I’m a cookbook junkie.  I have around 40 cookbooks on my kitchen shelf, and I subscribe to a cooking magazine as well.  I am the proud owner of more recipes than I could possibly ever make.  And yet, I still want more.  I’m always on the lookout for new cookbooks, especially those that are a little out of the ordinary.  On a recent trip to the library, I came across this cool little gem, “They Draw and Cook,” a collection of recipes illustrated by artists from around the world. Being an artist who likes to cook, my little heart went pitter pat and I snatched it up.

The illustrations are wonderful, ranging from simple, whimsical, hilarious, to downright beautiful.  The recipes trended toward the very basic, but that’s not necessarily a bad thing.  After all, they only had a 2-page spread to illustrate and explain the recipe.  And a basic recipe from Sweden or Russia is still new to me.
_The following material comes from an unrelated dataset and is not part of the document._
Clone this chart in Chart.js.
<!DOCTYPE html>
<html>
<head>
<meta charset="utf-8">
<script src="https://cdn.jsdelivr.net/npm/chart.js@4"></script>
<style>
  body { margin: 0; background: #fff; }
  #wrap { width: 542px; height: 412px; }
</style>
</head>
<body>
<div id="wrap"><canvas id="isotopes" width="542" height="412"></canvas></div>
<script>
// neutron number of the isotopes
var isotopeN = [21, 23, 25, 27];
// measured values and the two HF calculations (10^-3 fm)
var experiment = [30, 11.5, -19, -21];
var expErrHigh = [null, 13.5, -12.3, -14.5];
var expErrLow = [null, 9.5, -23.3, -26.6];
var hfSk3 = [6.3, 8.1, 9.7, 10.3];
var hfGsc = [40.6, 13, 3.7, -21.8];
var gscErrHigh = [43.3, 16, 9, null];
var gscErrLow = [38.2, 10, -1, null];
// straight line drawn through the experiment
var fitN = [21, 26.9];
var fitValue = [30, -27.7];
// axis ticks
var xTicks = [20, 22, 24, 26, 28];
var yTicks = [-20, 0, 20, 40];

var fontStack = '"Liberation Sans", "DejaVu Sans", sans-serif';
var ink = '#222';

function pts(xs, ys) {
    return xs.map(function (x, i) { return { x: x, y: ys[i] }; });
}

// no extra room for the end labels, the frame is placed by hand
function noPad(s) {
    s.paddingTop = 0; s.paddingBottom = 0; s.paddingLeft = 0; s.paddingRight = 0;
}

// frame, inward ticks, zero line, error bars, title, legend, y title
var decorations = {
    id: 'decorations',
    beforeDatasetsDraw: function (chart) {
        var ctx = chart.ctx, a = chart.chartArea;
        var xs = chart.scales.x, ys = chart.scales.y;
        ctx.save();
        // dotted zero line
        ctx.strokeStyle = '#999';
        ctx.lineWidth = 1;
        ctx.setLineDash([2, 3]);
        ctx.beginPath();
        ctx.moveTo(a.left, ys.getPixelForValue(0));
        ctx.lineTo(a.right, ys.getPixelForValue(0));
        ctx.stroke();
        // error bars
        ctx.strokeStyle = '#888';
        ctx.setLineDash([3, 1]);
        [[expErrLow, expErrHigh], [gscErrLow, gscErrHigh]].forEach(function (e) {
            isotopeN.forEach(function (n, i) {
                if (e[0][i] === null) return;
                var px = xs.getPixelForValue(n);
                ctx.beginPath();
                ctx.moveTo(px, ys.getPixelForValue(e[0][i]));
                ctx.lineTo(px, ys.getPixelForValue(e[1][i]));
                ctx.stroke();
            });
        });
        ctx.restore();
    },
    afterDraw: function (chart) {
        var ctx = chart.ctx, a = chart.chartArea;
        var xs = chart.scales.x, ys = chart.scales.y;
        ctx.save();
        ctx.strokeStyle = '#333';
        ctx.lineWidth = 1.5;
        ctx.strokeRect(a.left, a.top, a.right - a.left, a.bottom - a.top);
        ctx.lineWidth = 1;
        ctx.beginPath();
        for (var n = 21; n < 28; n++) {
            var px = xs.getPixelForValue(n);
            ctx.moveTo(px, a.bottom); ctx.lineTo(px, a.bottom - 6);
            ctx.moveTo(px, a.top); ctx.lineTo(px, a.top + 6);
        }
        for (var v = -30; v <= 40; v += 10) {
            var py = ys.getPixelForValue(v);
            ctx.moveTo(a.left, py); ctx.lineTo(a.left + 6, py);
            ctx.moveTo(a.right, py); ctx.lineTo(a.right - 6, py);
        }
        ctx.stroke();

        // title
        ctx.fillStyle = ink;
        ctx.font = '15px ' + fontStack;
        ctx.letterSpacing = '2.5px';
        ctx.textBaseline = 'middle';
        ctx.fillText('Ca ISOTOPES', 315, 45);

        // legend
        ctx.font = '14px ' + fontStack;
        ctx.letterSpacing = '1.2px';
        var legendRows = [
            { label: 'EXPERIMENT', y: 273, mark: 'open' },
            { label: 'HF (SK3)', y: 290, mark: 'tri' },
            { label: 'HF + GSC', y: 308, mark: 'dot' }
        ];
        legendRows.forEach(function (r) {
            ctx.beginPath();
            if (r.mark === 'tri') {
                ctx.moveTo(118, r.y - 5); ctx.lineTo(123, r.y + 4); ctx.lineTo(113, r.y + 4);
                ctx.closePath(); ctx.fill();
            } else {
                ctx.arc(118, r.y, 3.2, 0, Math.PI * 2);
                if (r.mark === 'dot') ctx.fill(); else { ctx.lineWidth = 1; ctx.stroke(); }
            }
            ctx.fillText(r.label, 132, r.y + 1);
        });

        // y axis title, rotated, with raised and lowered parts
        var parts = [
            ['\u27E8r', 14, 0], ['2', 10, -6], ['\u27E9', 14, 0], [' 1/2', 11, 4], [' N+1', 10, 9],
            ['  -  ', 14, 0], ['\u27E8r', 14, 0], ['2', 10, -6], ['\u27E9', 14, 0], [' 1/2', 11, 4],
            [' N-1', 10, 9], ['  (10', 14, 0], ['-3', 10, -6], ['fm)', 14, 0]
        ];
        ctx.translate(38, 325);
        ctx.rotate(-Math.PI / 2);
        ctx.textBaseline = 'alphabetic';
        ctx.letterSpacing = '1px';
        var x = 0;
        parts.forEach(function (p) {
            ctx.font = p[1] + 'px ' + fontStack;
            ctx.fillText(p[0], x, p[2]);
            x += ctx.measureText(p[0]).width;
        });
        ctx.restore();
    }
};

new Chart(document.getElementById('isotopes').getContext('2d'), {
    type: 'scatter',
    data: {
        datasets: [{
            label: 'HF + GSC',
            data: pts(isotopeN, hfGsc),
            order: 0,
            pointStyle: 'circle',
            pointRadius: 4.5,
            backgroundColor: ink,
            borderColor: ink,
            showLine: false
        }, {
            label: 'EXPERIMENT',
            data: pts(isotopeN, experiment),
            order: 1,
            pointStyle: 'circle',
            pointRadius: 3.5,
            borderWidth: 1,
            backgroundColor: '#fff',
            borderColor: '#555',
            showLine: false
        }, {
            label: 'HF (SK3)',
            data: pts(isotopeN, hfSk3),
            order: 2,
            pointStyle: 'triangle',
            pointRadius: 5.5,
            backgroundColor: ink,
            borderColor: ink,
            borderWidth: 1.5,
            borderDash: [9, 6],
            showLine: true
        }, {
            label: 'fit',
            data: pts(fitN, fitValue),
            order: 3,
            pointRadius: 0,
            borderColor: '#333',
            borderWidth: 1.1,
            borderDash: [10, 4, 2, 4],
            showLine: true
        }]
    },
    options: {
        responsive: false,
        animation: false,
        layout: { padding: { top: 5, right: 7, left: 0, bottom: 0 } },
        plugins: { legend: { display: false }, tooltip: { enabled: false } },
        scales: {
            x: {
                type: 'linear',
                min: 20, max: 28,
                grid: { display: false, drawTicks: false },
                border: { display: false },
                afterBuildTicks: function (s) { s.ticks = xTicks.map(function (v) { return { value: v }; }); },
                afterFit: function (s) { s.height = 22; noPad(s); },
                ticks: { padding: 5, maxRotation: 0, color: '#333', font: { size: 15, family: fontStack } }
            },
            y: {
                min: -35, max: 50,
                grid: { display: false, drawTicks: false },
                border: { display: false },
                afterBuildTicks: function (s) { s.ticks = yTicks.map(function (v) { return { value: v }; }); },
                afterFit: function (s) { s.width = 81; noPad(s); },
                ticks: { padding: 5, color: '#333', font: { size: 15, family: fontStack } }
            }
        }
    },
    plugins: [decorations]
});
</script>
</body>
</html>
I enjoyed seeing favorite recipes from different parts of the world.  And some of them just made me laugh.  For instance, one that I can identify with: “Starving Artist Goo-lash – for when you just can’t eat another ramen noodle.”  By the way, there is also a companion website: theydrawandcook.com.

Starving Artist Goo-lash.

Starving Artist Goo-lash. Been there!

Or this unfamiliar, yet somehow intriguing concoction – “Palt”.  It has potatoes in it, could it be bad?  I must find someone Swedish to ask about this.
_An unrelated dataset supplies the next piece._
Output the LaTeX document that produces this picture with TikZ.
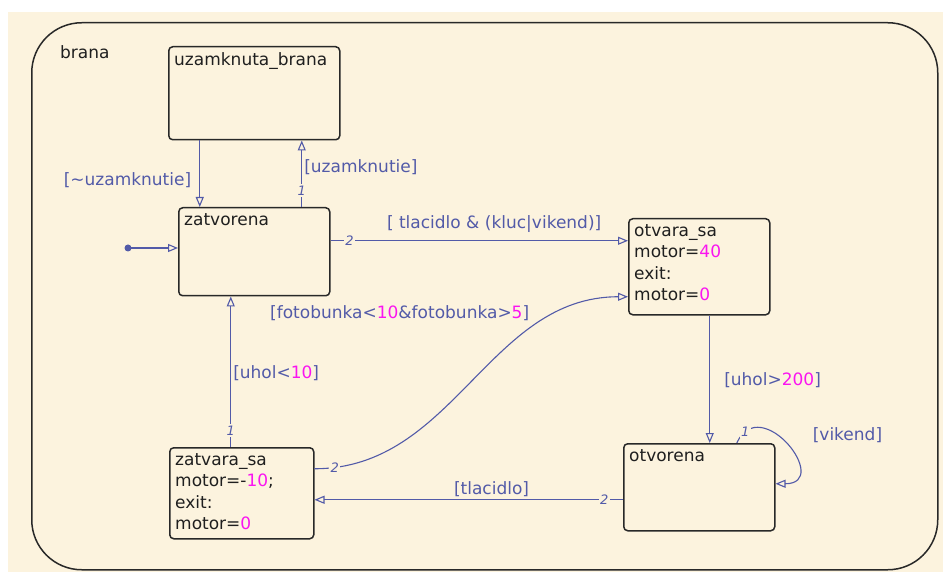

Palt? I'm a little unsure, but part of me really wants to try it!

And this one just sounds yummy, plus I LOVE the illustrative style.
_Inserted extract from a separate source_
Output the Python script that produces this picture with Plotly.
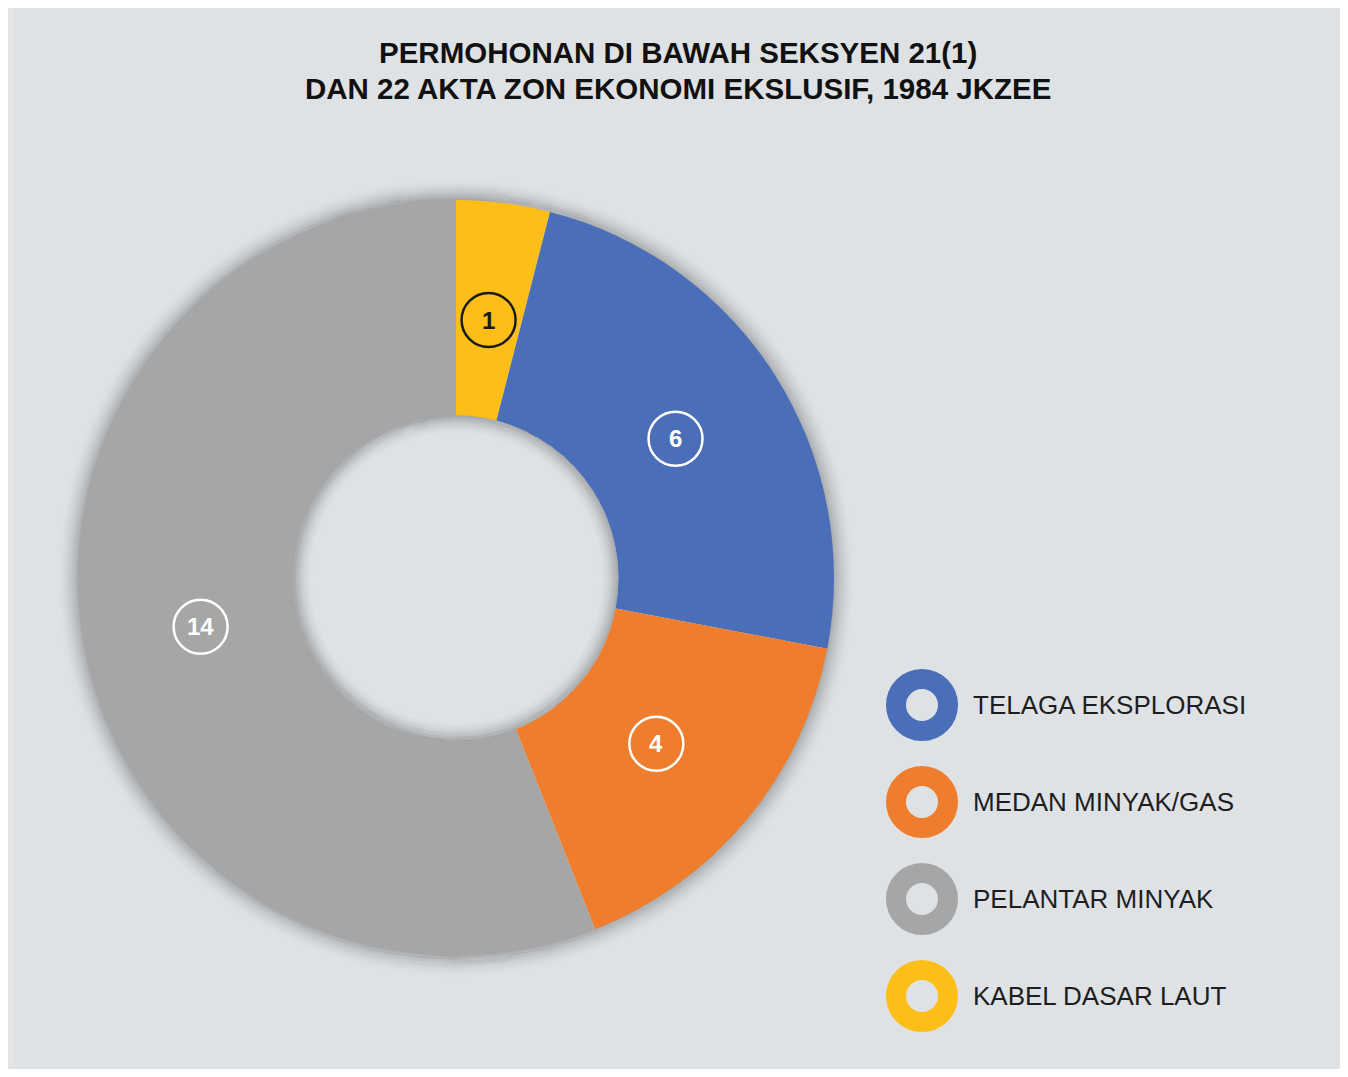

Pan-Fried Fish with Lemon Caper Sauce. Need to make!

I chose to make a French dish called Pissaladiere.  It’s basically a French onion tart.  Who can resist puff pastry? Mine turned out gorgeous, just like the picture in the book.  I thought it tasted good too.  The onions are cooked slowly, very much how you would make them for French Onion soup, bringing out their natural sweetness. If I make this again, I would do a few things differently.  I’m sure a French person would be mad at me for messing with their old fashioned comfort food, but I would probably add some additional toppings – tomatoes would be yummy, and maybe zucchini?  And I would cut the amount of anchovies at least in half, and chop them up so you didn’t get so much in one bite.  They made a beautiful design, but they are very salty, so leaving them whole made for a very concentrated salty bite here and there.  I think with anchovies, at least for me, a little goes a long way.  Another name for this recipe could be “Date Repellent.”  Luckily, I wasn’t dining with anyone I wanted to breathe on later.

French Onion Tart - "Pissaladiere"

“Pissaladiere” – French Onion Tart
(from They Draw & Cook, by Nate Padavick & Salli Swindell) 

Puff Pastry, thawed
2 tbsp. butter
2 tbsp. olive oil
4 onions
1-2 cans anchovies, drained
Olives – the recipe calls for Nicoise olives, I used Kalamata – I think any kind would work fine

Place the puff pastry sheets on a cookie sheet – I used both sheets of puff pastry to fill up the whole tray.  Melt the butter and olive oil in a large pan.  Add onions.  Cook over very low heat until golden and soft (this takes 45 -60 minutes).  Cool. Spread over pastry.  Arrange anchovies in a criss cross pattern like the picture.  Put an olive in the middle of each shape.  Bake 15-20 minutes at 350˚.  Cool 10 minutes.  Cut into squares and eat.